The Week-Of Adjustment: When Plans Meet Reality

The week of your destination wedding is when your remote planning meets physical reality, and there will inevitably be discrepancies between what you envisioned from behind a screen and what you encounter in person. The flowers may be a slightly different shade than they appeared in photos, the ceremony space may feel larger or smaller than the virtual tour suggested, and the sounds and smells of the location will be entirely new sensory information that you could not have anticipated. Approach this adjustment period with curiosity rather than anxiety, and resist the urge to make sweeping changes to well-laid plans based on your first impression of the venue.

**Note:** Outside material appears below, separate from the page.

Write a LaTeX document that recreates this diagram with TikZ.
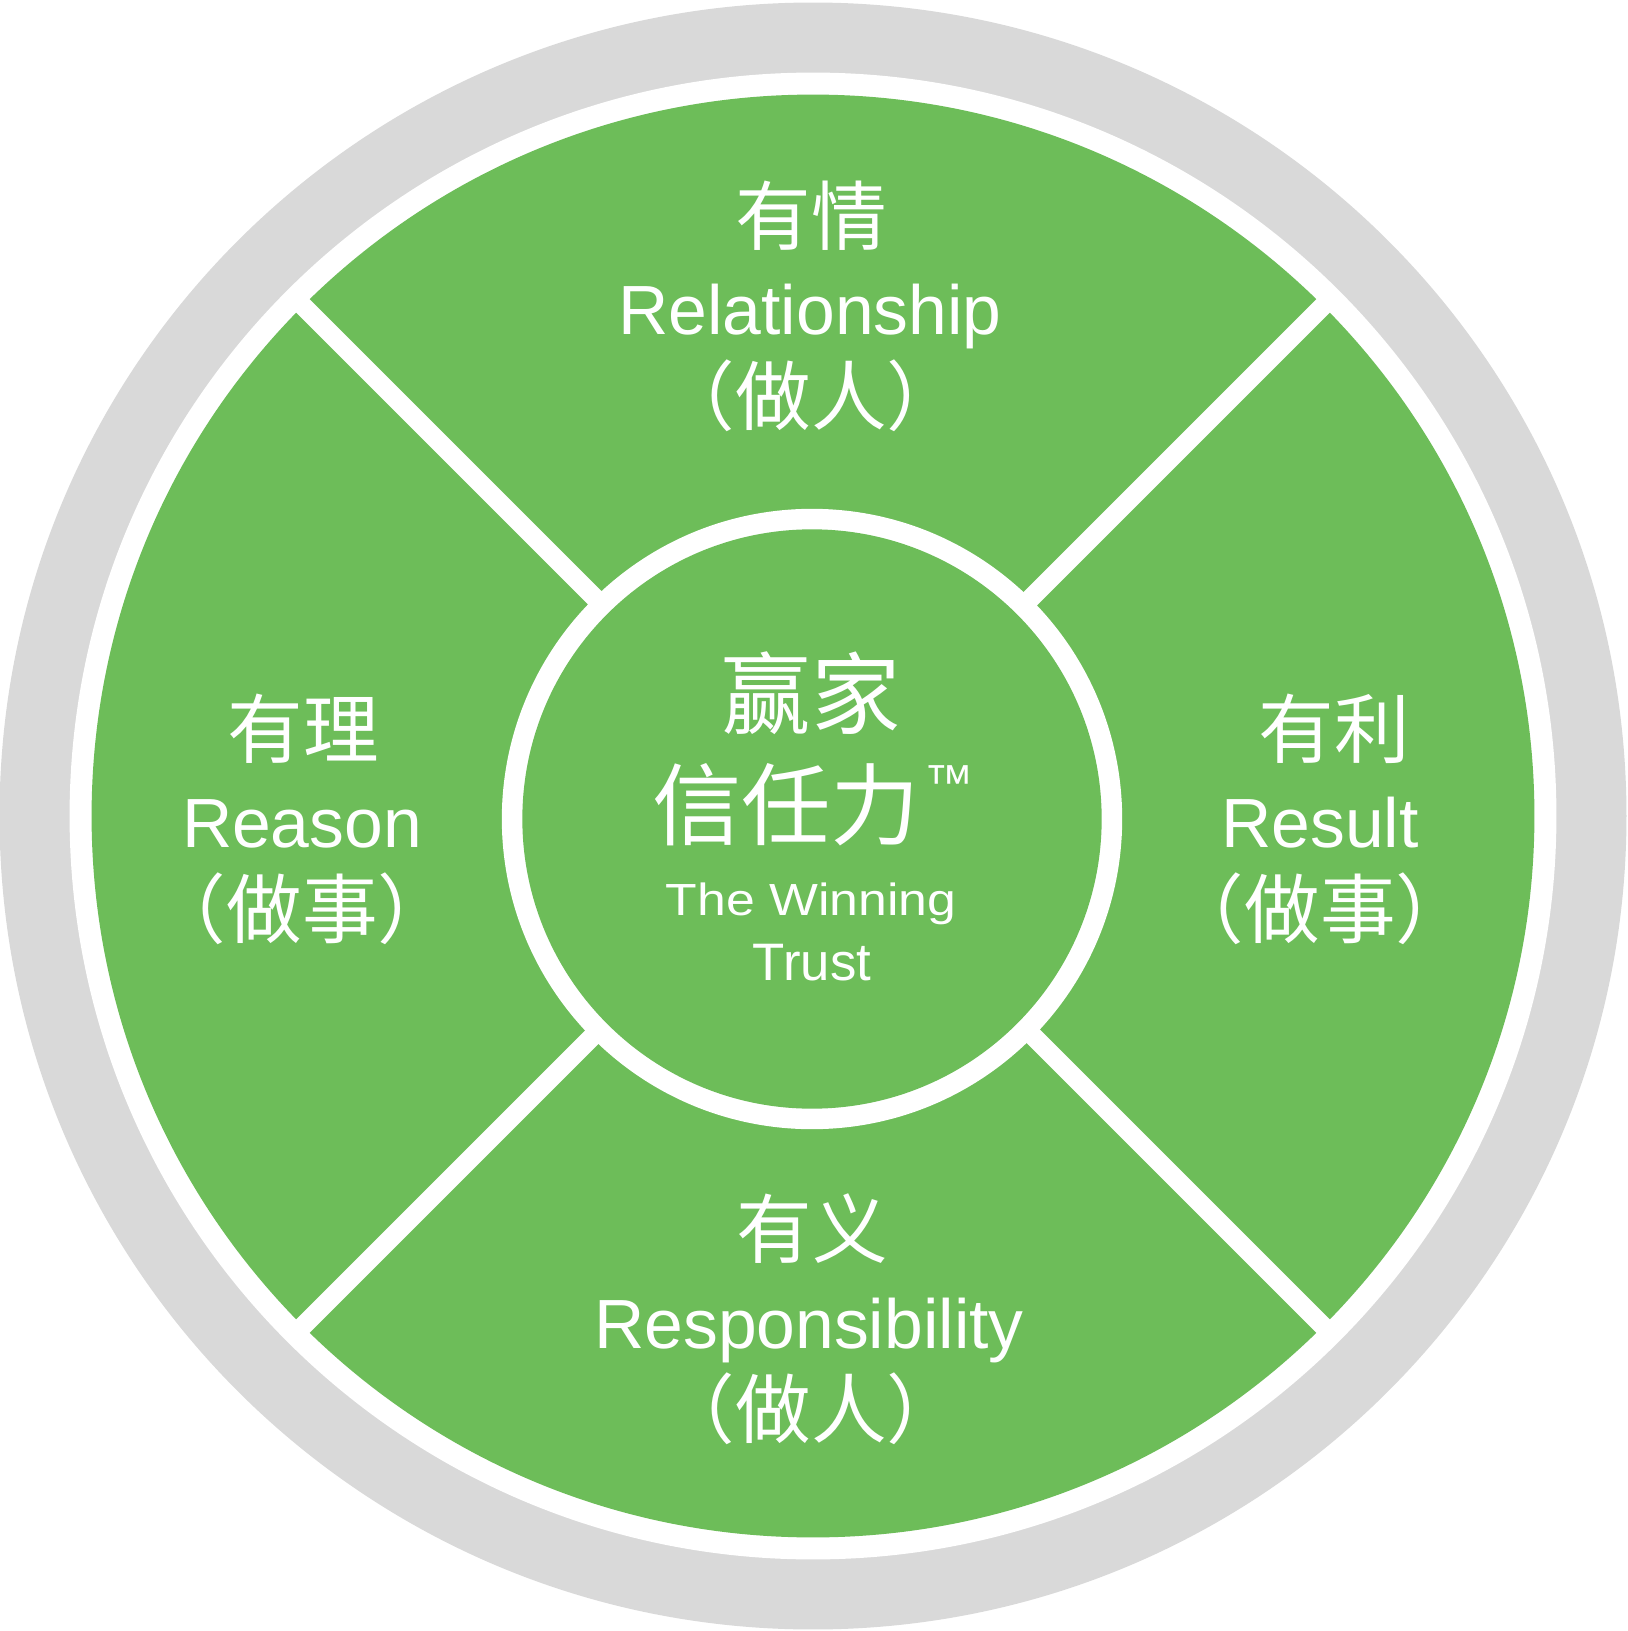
\documentclass[tikz,border=0pt]{standalone}
\usepackage{fontspec}
\usetikzlibrary{calc}
\setmainfont{Liberation Sans}
\newfontfamily\cjk{Noto Sans CJK SC}
\newfontfamily\widesans[FakeStretch=1.15]{Liberation Sans}
\definecolor{leafgreen}{RGB}{109,189,89}
\definecolor{ringgray}{RGB}{217,217,217}
\begin{document}
\begin{tikzpicture}[x=0.01cm,y=-0.01cm,
  cjklabel/.style={text=white,font=\cjk\fontsize{21.5}{24}\selectfont,inner sep=0pt,anchor=center},
  cjkbig/.style={text=white,font=\cjk\fontsize{25.4}{28}\selectfont,inner sep=0pt,anchor=center},
  latinlabel/.style={text=white,font=\fontsize{19.8}{22}\selectfont,inner sep=0pt,anchor=base},
  band/.style={white,line width=5.4pt}]
\useasboundingbox (0,0) rectangle (1627,1631);
\coordinate (O) at (813,816);
\coordinate (C) at (812,819);
% rings
\fill[ringgray] (O) circle[radius=8.13cm];
\fill[white] (O) circle[radius=7.43cm];
\fill[leafgreen] (O) circle[radius=7.21cm];
% diagonal separators
\draw[band] ($(O)+(-520,-520)$) -- ($(O)+(520,520)$);
\draw[band] ($(O)+(520,-520)$) -- ($(O)+(-520,520)$);
% centre disc
\fill[white] (C) circle[radius=3.10cm];
\fill[leafgreen] (C) circle[radius=2.895cm];
% top
\node[cjklabel] (topcn) at (811,216) {有情};
\node[latinlabel] (topen) at (810,335) {Relationship};
\node[cjklabel] (topsub) at (811,396) {（做人）};
% left
\node[cjklabel] (leftcn) at (303,729) {有理};
\node[latinlabel] (leften) at (302,847) {Reason};
\node[cjklabel] (leftsub) at (302,909) {（做事）};
% right
\node[cjklabel] (rightcn) at (1334,729) {有利};
\node[latinlabel] (righten) at (1320,847) {Result};
\node[cjklabel] (rightsub) at (1320,909) {（做事）};
% bottom
\node[cjklabel] (botcn) at (812,1229) {有义};
\node[latinlabel] (boten) at (809,1348) {Responsibility};
\node[cjklabel] (botsub) at (811,1409) {（做人）};
% centre
\node[cjkbig] (ctop) at (811,693) {赢家};
\node[cjkbig] (cmid) at (786,805) {信任力};
\node[text=white,font=\fontsize{14}{16}\selectfont,inner sep=0pt,anchor=center] (ctm) at (949,783) {™};
\node[text=white,font=\widesans\fontsize{12.8}{15}\selectfont,inner sep=0pt,anchor=base] (cen1) at (811,915) {The Winning};
\node[text=white,font=\fontsize{15}{17}\selectfont,inner sep=0pt,anchor=base] (cen2) at (812,980) {Trust};
\end{tikzpicture}
\end{document}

Your planner has been working in this space and knows how it transforms when fully set up for an event, so trust their reassurance if they tell you that the empty ballroom you are worried about will look completely different with lighting, flowers, and guests. Use your pre-wedding days to walk through the timeline at the actual venue, confirm logistics like transportation routes and setup timing, and address any genuine issues that need correction. Save your energy for the things that actually matter and cannot be adjusted, like weather and vendor personality, rather than obsessing over details that your guests will never notice. The couples who most enjoy their destination weddings are those who arrive having done thorough remote planning, trust their team to execute the vision, and then release control enough to actually experience the joy of getting married in a beautiful place surrounded by people who traveled across the world to celebrate with them.